** START **

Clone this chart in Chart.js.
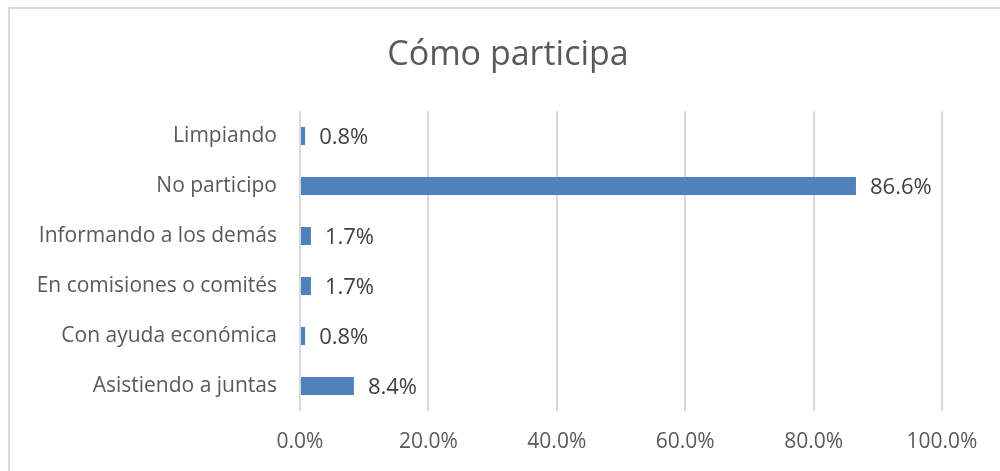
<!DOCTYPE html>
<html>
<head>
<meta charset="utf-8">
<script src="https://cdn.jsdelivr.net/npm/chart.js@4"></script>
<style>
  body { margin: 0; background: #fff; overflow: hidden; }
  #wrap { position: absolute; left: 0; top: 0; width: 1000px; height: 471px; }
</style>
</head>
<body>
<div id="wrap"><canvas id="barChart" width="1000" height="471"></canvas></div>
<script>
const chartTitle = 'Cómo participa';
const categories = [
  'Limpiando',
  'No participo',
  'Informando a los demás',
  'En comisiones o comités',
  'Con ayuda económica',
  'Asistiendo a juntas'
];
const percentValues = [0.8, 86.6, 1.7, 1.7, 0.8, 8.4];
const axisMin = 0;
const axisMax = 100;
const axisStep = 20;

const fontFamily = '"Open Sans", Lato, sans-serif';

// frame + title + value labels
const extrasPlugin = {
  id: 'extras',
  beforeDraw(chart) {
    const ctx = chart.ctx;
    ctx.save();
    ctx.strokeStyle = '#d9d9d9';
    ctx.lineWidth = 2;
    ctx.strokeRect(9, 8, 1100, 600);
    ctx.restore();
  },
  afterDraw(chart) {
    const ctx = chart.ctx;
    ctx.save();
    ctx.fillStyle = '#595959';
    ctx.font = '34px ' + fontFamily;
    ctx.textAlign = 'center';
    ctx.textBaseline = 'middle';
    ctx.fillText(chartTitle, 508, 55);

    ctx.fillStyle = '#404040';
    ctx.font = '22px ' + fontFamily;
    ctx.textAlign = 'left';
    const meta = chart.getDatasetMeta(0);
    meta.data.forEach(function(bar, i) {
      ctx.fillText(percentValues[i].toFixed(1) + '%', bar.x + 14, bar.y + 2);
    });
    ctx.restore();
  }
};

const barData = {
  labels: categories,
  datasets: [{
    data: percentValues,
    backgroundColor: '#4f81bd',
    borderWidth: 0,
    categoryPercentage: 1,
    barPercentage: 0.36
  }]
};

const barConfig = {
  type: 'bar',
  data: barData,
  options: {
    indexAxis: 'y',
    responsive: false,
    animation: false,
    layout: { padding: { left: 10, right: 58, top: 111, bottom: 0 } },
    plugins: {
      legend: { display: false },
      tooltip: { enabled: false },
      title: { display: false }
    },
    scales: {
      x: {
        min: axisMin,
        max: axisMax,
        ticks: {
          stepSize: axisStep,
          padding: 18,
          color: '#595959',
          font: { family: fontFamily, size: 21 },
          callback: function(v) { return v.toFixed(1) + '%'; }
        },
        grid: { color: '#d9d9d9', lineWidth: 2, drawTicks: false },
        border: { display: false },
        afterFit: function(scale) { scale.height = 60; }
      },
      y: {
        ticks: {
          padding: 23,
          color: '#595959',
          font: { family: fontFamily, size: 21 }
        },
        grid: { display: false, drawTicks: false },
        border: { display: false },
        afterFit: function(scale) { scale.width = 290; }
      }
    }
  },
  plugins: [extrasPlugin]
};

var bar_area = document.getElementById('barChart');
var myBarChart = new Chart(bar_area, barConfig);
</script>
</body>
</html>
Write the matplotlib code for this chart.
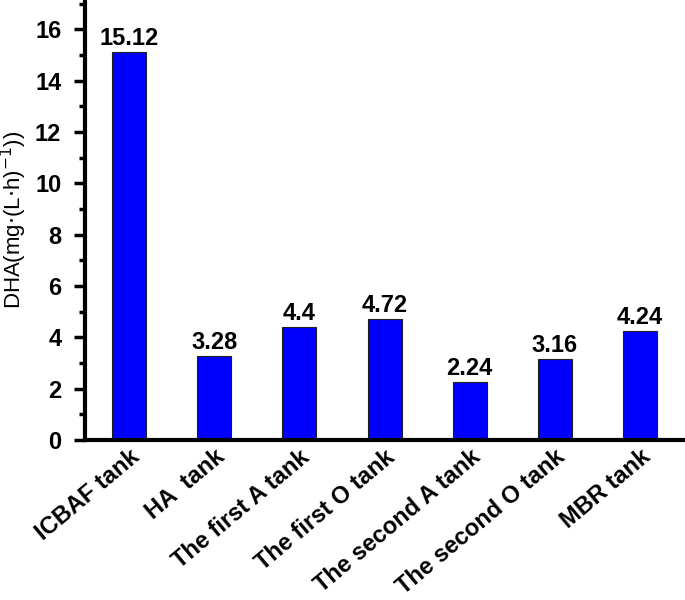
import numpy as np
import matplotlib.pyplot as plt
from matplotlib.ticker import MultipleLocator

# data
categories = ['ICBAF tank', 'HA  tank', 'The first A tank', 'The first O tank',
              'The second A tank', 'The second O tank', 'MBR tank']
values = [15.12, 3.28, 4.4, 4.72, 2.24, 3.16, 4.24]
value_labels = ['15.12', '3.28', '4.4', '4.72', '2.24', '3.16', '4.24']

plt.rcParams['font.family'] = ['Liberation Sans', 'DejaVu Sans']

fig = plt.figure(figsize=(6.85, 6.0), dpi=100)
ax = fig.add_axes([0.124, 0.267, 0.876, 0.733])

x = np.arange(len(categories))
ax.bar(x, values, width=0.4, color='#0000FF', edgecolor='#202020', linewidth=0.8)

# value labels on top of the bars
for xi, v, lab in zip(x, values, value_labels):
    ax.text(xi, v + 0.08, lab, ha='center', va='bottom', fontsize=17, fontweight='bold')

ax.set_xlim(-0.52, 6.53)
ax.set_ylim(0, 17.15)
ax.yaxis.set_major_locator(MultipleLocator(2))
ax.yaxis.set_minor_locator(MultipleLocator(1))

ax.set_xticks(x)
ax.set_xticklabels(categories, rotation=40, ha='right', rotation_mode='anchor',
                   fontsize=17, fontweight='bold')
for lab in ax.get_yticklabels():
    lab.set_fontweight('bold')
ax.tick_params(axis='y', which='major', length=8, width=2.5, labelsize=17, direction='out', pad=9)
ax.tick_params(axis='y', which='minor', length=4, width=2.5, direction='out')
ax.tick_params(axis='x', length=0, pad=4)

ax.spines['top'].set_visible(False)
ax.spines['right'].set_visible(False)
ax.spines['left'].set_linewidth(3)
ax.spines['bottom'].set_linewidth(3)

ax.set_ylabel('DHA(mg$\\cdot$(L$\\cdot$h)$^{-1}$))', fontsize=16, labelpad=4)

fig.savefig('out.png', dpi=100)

** END **

Go to the line that contains "Write the matplotlib code for this chart." and copy from there down to the line that contains "color='#0000FF', edgecolor='#202020', linewidth=0.8)", with both lines included. Pass over the pictures.

Write the matplotlib code for this chart.
import numpy as np
import matplotlib.pyplot as plt
from matplotlib.ticker import MultipleLocator

# data
categories = ['ICBAF tank', 'HA  tank', 'The first A tank', 'The first O tank',
              'The second A tank', 'The second O tank', 'MBR tank']
values = [15.12, 3.28, 4.4, 4.72, 2.24, 3.16, 4.24]
value_labels = ['15.12', '3.28', '4.4', '4.72', '2.24', '3.16', '4.24']

plt.rcParams['font.family'] = ['Liberation Sans', 'DejaVu Sans']

fig = plt.figure(figsize=(6.85, 6.0), dpi=100)
ax = fig.add_axes([0.124, 0.267, 0.876, 0.733])

x = np.arange(len(categories))
ax.bar(x, values, width=0.4, color='#0000FF', edgecolor='#202020', linewidth=0.8)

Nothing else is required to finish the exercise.